– А документы он милиционеру показать успел?

– Не-а. Так сразу ножом ударил, быстро. Я толком разглядеть не успел. И убежал.

– Можешь идти, Ваня. Если что-то еще вспомнишь, скажи дежурному.

– Спасибо, дяденька. Вы тоже из милиции?

– Из милиции.

– А почему на вас формы нет?

– Надо так, Ваня. Ты иди, а то маму кто встречать будет?

Паренек ушел. Андрей переписал себе его данные. Так, на всякий случай. Дело будут расследовать не территориалы, не его отдел, а транспортная милиция и транспортная прокуратура.

– Дежурный, ты начальству доложил о происшествии? Нападение на постового при исполнении.

Дежурный схватился за голову. Андрей же пошел в общежитие. Врач еще возился у раненого постового, а у входа в вокзал стояла «Скорая помощь» на базе полуторки. Андрей шел и размышлял. Который уже раз он слышит про человека с раздвоенной мочкой. Это один человек или разные? Решил утром посоветоваться с Феклистовым – сообщить гэбэшнику, лейтенанту Владимиру Васильевичу, или не стоит?

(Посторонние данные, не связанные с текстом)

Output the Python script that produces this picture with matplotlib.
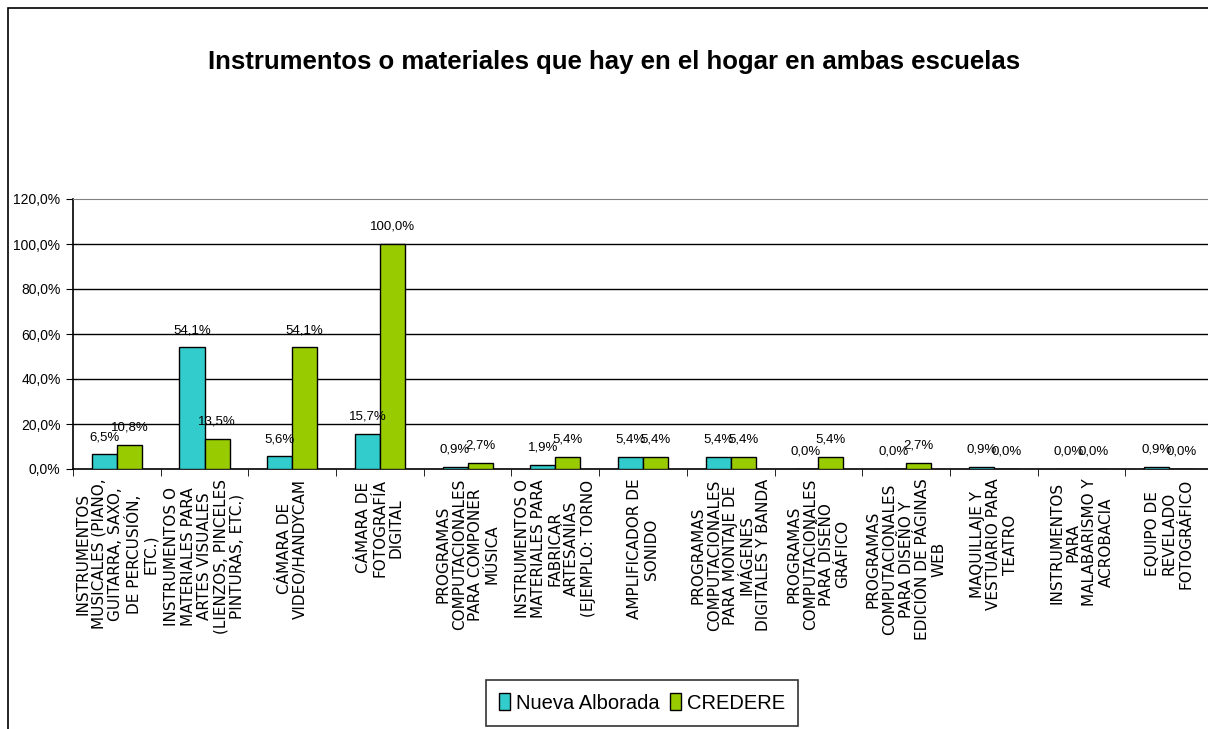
import numpy as np
import matplotlib
matplotlib.use("Agg")
import matplotlib.pyplot as plt
from matplotlib.patches import Rectangle

categorias = [
    "INSTRUMENTOS\nMUSICALES (PIANO,\nGUITARRA, SAXO,\nDE PERCUSIÓN,\nETC.)",
    "INSTRUMENTOS O\nMATERIALES PARA\nARTES VISUALES\n(LIENZOS, PINCELES\nPINTURAS, ETC.)",
    "CÁMARA DE\nVIDEO/HANDYCAM",
    "CÁMARA DE\nFOTOGRAFÍA\nDIGITAL",
    "PROGRAMAS\nCOMPUTACIONALES\nPARA COMPONER\nMÚSICA",
    "INSTRUMENTOS O\nMATERIALES PARA\nFABRICAR\nARTESANÍAS\n(EJEMPLO: TORNO",
    "AMPLIFICADOR DE\nSONIDO",
    "PROGRAMAS\nCOMPUTACIONALES\nPARA MONTAJE DE\nIMÁGENES\nDIGITALES Y BANDA",
    "PROGRAMAS\nCOMPUTACIONALES\nPARA DISEÑO\nGRÁFICO",
    "PROGRAMAS\nCOMPUTACIONALES\nPARA DISEÑO Y\nEDICIÓN DE PÁGINAS\nWEB",
    "MAQUILLAJE Y\nVESTUARIO PARA\nTEATRO",
    "INSTRUMENTOS\nPARA\nMALABARISMO Y\nACROBACIA",
    "EQUIPO DE\nREVELADO\nFOTOGRÁFICO",
]
nueva_alborada = [6.5, 54.1, 5.6, 15.7, 0.9, 1.9, 5.4, 5.4, 0.0, 0.0, 0.9, 0.0, 0.9]
credere = [10.8, 13.5, 54.1, 100.0, 2.7, 5.4, 5.4, 5.4, 5.4, 2.7, 0.0, 0.0, 0.0]
yticks = [0, 20, 40, 60, 80, 100, 120]

NARROW = ["Liberation Sans", "DejaVu Sans"]
WIDE = ["DejaVu Sans"]

def pct(v):
    return f"{v:.1f}%".replace(".", ",")

fig = plt.figure(figsize=(12.08, 7.29), dpi=100)
fig.patches.append(Rectangle((8 / 1208, -0.1), 1.2, 1 - 8 / 729 + 0.1,
                             transform=fig.transFigure, fill=False,
                             edgecolor="black", linewidth=1.2))

ax = fig.add_axes([73 / 1208, 1 - 469 / 729, 1140 / 1208, 270 / 729])
x = np.arange(len(categorias))
w = 0.286
b1 = ax.bar(x - w / 2, nueva_alborada, w, color="#33CCCC", edgecolor="black", linewidth=1, zorder=3,
            label="Nueva Alborada")
b2 = ax.bar(x + w / 2, credere, w, color="#99CC00", edgecolor="black", linewidth=1, zorder=3,
            label="CREDERE")

for bars, vals in ((b1, nueva_alborada), (b2, credere)):
    for r, v in zip(bars, vals):
        ax.annotate(pct(v), (r.get_x() + r.get_width() / 2, v), xytext=(0, 8),
                    textcoords="offset points", ha="center", va="bottom",
                    fontsize=9.5, family=NARROW, zorder=4)

ax.set_xlim(-0.5, len(categorias) - 0.5)
ax.set_ylim(0, 120)
ax.set_yticks(yticks)
ax.set_yticklabels([pct(v) for v in yticks], family=NARROW, fontsize=10)
for v in yticks[1:-1]:
    ax.axhline(v, color="black", linewidth=1, zorder=1)

ax.set_xticks(x)
ax.set_xticklabels(categorias, rotation=90, ha="center", va="top", multialignment="center",
                   family=WIDE, fontsize=11, linespacing=1.12)
ax.set_xticks(np.arange(-0.5, len(categorias)), minor=True)
ax.tick_params(axis="x", which="major", length=0, pad=7)
ax.tick_params(axis="x", which="minor", length=5, direction="out", color="black")
ax.tick_params(axis="y", length=5, direction="out", pad=4)

ax.spines["top"].set_color("#808080")
ax.spines["right"].set_visible(False)
for s in ("left", "bottom"):
    ax.spines[s].set_color("black")
    ax.spines[s].set_linewidth(1.2)

fig.text(614 / 1208, 1 - 62 / 729, "Instrumentos o materiales que hay en el hogar en ambas escuelas",
         ha="center", va="center", fontsize=18.5, fontweight="bold", family=NARROW)

leg = fig.legend(handles=[b1, b2], loc="center", bbox_to_anchor=(642 / 1208, 1 - 703 / 729),
                 ncol=2, frameon=True, fancybox=False, edgecolor="black",
                 prop={"family": NARROW, "size": 14.5}, handlelength=0.55, handleheight=0.9,
                 handletextpad=0.3, columnspacing=0.5, borderpad=0.65, borderaxespad=0)
leg.get_frame().set_linewidth(1.2)

fig.savefig("out.png", dpi=100)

– Постового жалко, выживет ли? – С тем и уснул.

Утром Феклистов приказал:

– Садись, оформляй все бумаги – протоколы допросов. Бандюган твой подписался?

– А как же!

– И передавай в прокуратуру. Мы свое отработали. Преступников задержали, допросили, награбленное вернули.

– Николай, поздно вечером на вокзале постового ножом ударили.

– В наших сводках он не проходил, это дело транспортной прокуратуры и милиции.

– Знаю. Обрати внимание на два обстоятельства. Первое – преступник ударил постового ножом в левый бок, в грудную клетку. И второе. Там все на глазах у пацана происходило. Так он примету интересную сообщил – мочка левого уха у него разорвана.

– Повтори!

Николай Иванович покрутил в руке спичечный коробок. Как уже заметил Андрей, делал это начальник угро, когда заинтересован был.

– Думаешь, это мой полицай с фото? Как же его? А, Гурин Григорий Никифорович.

– А про убитого на кладбище Болотникова помнишь? Тоже ведь раны смертельные были нанесены в левую половину грудной клетки.

– Полагаешь – одно лицо?

– Судя по почерку – да.

– Значит, он где-то рядом поселится. Или в Балашихе живет, либо в Москве. Зачем тогда в Балашиху приезжает?

– Надо пахана трясти, про которого раненый Трегубов рассказал. Если пахан сказал, что это страшный человек, он как-то общается с ним, знает его.

– Конечно. А если пахан – тоже из полицейских и знакомы они с войны, вместе служили в карательном батальоне?

– Трегубова надо трясти, где пахан скрываться может.

– Боюсь, узнав об аресте шайки, он залег на дно, затихарился.

– Может быть. Ты езжай в больницу, потряси этого Трегубова по пахану. Приметы, клички, судимости, ну и все такое.

– Знаешь, гэбэшник о рваном ухе знает, видно, сослуживцы на допросе рассказали. А вот про другую особенность умолчали.

– Ну-ка, ну-ка.

– Думаю, левша он.

– Ага, бьет ножом в левый бок. Не срастается. Левой рукой в левый бок ножом не ударишь.

– Перронный билет он вырвал у пацана левой рукой, в ней билет и после держал.

– У, не факт. Какой удобнее было, такой схватил.

– Мелкую работу старается выполнить ведущей рукой. На заметку возьмем, не более. А к гэбэшнику не ходи.

– Из сводок о происшествии он уже знает. Свяжет с особой приметой – молодец. А пока мы сами попробуем концы связать.

– Хорошо. Закончу бумаги, сдам Петру Федотычу – и в больницу.

– Действуй.

За три часа Андрей с писаниной управился. Не любил он корпеть над бумагами. Ему больше нравились активные действия, а бумагу марать писари есть. У них почерк ровный, хороший, а Андрей как курица лапой пишет.

Быстрым шагом в прокуратуру, оттуда в больницу. Пришлось около получаса сидеть, пока медсестра закончит перевязку. У дверей обеих палат, где лежат раненые бандиты, прохаживался милиционер.